The only directional school I can think of that’s actually accurate in terms of the nominal direction is University of North Texas, which is in Denton, about an hour north of Dallas and Fort Worth.

My high school had a West Campus and an East Campus.

As I’m sure you know, both streets were once their respective directional borders of the city. To this day, I still kind of think of Western, at least over here on the South(west) Side, as a kind of a western border of the older city.

Michigan’s fight song says, “Hail, hail, Michigan, the champions of the West.”

Oklahoma has:
East Central University
Northeastern State University (with two campuses in different cities)
Northwestern Oklahoma State University
Southwestern Oklahoma State University
University of Central Oklahoma
Northern Oklahoma College
Western Oklahoma State College

Sure, but that doesn’t make them any less anomalous. Nor explain why Chicago Avenue is a relatively short, minor street instead of the grand thoroughfare you’d expect.

I always thought that was because they dominated the early Rose Bowl games played in Pasadena, but I could be wrong.

Southern Oregon University is indeed at the near-extreme south of the state, just some 15 miles north of the Oregon-California border. It’s also very far to the western end of the state as well. The school has won an NAIA national championship in college football.

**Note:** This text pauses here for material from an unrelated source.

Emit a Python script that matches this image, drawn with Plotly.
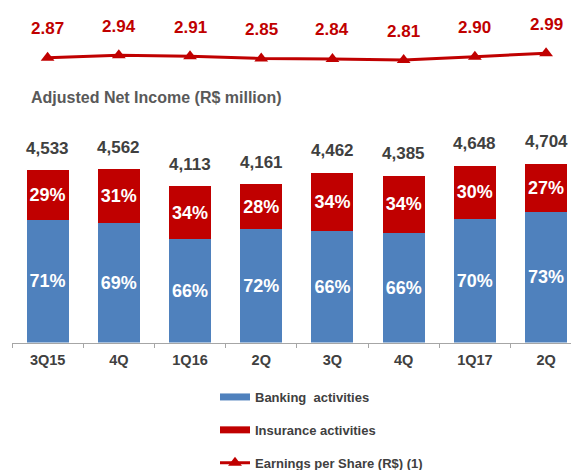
import plotly.graph_objects as go

categories = ["3Q15", "4Q", "1Q16", "2Q", "3Q", "4Q ", "1Q17", "2Q "]
tick_labels = ["3Q15", "4Q", "1Q16", "2Q", "3Q", "4Q", "1Q17", "2Q"]
totals = [4533, 4562, 4113, 4161, 4462, 4385, 4648, 4704]
banking_pct = [71, 69, 66, 72, 66, 66, 70, 73]
insurance_pct = [29, 31, 34, 28, 34, 34, 30, 27]
eps = [2.87, 2.94, 2.91, 2.85, 2.84, 2.81, 2.90, 2.99]

BLUE = "#4F81BD"
RED = "#C00000"
GRAY = "#404040"
FONT = "Liberation Sans, Arial, sans-serif"

banking_vals = [t * p / 100 for t, p in zip(totals, banking_pct)]
insurance_vals = [t * p / 100 for t, p in zip(totals, insurance_pct)]

fig = go.Figure()

for vals, pcts, color, name in [
    (banking_vals, banking_pct, BLUE, "Banking  activities"),
    (insurance_vals, insurance_pct, RED, "Insurance activities"),
]:
    fig.add_trace(go.Bar(
        x=categories, y=vals, name=name,
        marker=dict(color=color, line=dict(width=0)),
        text=[f"{p}%" for p in pcts], textposition="inside", textangle=0,
        insidetextanchor="middle", constraintext="none",
        textfont=dict(color="white", size=18, family=FONT, weight="bold"),
        showlegend=False, yaxis="y", hoverinfo="skip",
    ))

# legend-only entries with wide line swatches
fig.add_trace(go.Scatter(
    x=[None], y=[None], mode="lines", name="Banking  activities",
    line=dict(color=BLUE, width=7), legendgroup="a", yaxis="y",
))
fig.add_trace(go.Scatter(
    x=[None], y=[None], mode="lines", name="Insurance activities",
    line=dict(color=RED, width=7), legendgroup="b", yaxis="y",
))

fig.add_trace(go.Scatter(
    x=categories, y=eps, mode="lines+markers", name="Earnings per Share (R$) (1)",
    line=dict(color=RED, width=3),
    marker=dict(symbol="triangle-up", size=12, color=RED),
    yaxis="y2", legendgroup="c", hoverinfo="skip",
))

annotations = []
for c, t in zip(categories, totals):
    annotations.append(dict(
        x=c, y=t, xref="x", yref="y", text=f"{t:,}", showarrow=False,
        yshift=22, yanchor="middle",
        font=dict(size=17, color=GRAY, family=FONT, weight="bold"),
    ))
for c, v in zip(categories, eps):
    annotations.append(dict(
        x=c, y=v, xref="x", yref="y2", text=f"{v:.2f}", showarrow=False,
        yshift=29, yanchor="middle",
        font=dict(size=17, color=RED, family=FONT, weight="bold"),
    ))
annotations.append(dict(
    x=(29 - 12) / 559, y=(470 - 97) / 470, xref="paper", yref="paper",
    xanchor="left", yanchor="middle", showarrow=False,
    text="Adjusted Net Income (R$ million)",
    font=dict(size=16, color="#595959", family=FONT, weight="bold"),
))

fig.update_layout(
    width=571, height=470,
    margin=dict(l=12, r=0, t=0, b=0, autoexpand=False),
    paper_bgcolor="white", plot_bgcolor="white",
    barmode="stack", bargap=0.41,
    font=dict(family=FONT, color=GRAY),
    xaxis=dict(
        type="category", range=[-0.5, 7.35], automargin=False,
        tickmode="array", tickvals=categories, ticktext=tick_labels,
        tickson="boundaries", ticks="outside", ticklen=4, tickcolor="#A6A6A6",
        ticklabelstandoff=4,
        showline=True, linecolor="#A6A6A6", linewidth=1,
        showgrid=False, zeroline=False,
        tickfont=dict(size=14.5, color=GRAY, family=FONT, weight="bold"),
        fixedrange=True,
    ),
    yaxis=dict(
        domain=[(470 - 342.5) / 470, (470 - 120) / 470], automargin=False,
        range=[0, 222.5 / 0.038], visible=False, showgrid=False, zeroline=False,
    ),
    yaxis2=dict(
        domain=[(470 - 80) / 470, (470 - 40) / 470], automargin=False,
        range=[2.81 - 20 / 37, 2.81 + 20 / 37], visible=False, anchor="x",
        showgrid=False, zeroline=False,
    ),
    legend=dict(
        x=(215 - 12) / 559, y=(470 - 382) / 470, xanchor="left", yanchor="top",
        font=dict(size=13, color=GRAY, family=FONT, weight="bold"),
        tracegroupgap=13, bgcolor="rgba(0,0,0,0)", traceorder="grouped",
    ),
    annotations=annotations,
)

fig.write_html(
    "out.html",
    config={"displayModeBar": False, "staticPlot": True},
    post_script="document.body.style.margin='0';document.body.style.overflow='hidden';",
)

That whole region of Oregon (Rogue Valley and/or Jackson County) is often referred to simply as “Southern Oregon” to the exclusion of the southeast part of the state (which is sparsely populated).

There is also a Western and Eastern Oregon University, which are in the northwest and northeast parts of the state, respectively.

The OP asked about how directional schools are regarded by employers. I had a chance to go to either a large D1 name-brand school or a small directional school where I could get a better education. I asked my dad what I should do and he said, that directional school is great if you stay in the area but if you move out of state no one has ever heard of it. He was right.

I could also point out City University which when I was in Seattle had a great reputation and had some gravitas if you had a degree from there but if you’re not from Seattle and I said I had a City University degree you may respond, “You couldn’t even get into University of Phoenix?”

And I have a master’s from a state college. Now in my specific field, telling you my degree is from this school should impress the hell out of you and it did while I stayed there. But since I moved away employers see that school’s name and think, “Meh just another State College.”

Relatively short and minor? It’s one of the mile markers and runs from the lake across the entire city into Oak Park, River Forest, and Melrose Park before it finally ends. You mean why isn’t it a N-S boulevard? I suppose, but is it usual to have streets named after cities be the major thoroughfare in a city? Picking a random sampling of cities, I’m not finding that to be the case. Chicago Ave actually is a major E-W thoroughfare, and a mile marker to boot (which makes it an important street on the grid) not just some random side street.

There’s the University of Southern North Dakota at Hoople, but it’s not much of a sports school.

I’ll show myself out…

Wow, consider me schooled. I once lived a block north of Chicago Ave. but – maybe because it has no highway interchanges – never traveled further than a few blocks on it. I had no idea it went that far west.

Weirdly, I now live in a distant suburb, and there’s a Chicago Avenue nearby again. It’s only a mile long and has no significance whatsoever.

It’s not in the Eastern half, unless you’re up north. It’s actually right in the middle:
https://www.npr.org/local/309/2019/07/15/741161117/the-heart-of-the-city-finding-chicago-s-geographic-center

It is definitely not the case in Atlanta, where Atlanta Avenue is just a regular ole street.

I mean the biggest thing that has happened to Atlanta Avenue recently is that at the intersection of that and United Avenue the city changed up the road sign so that Atlanta was above United… to match the name of our soccer team.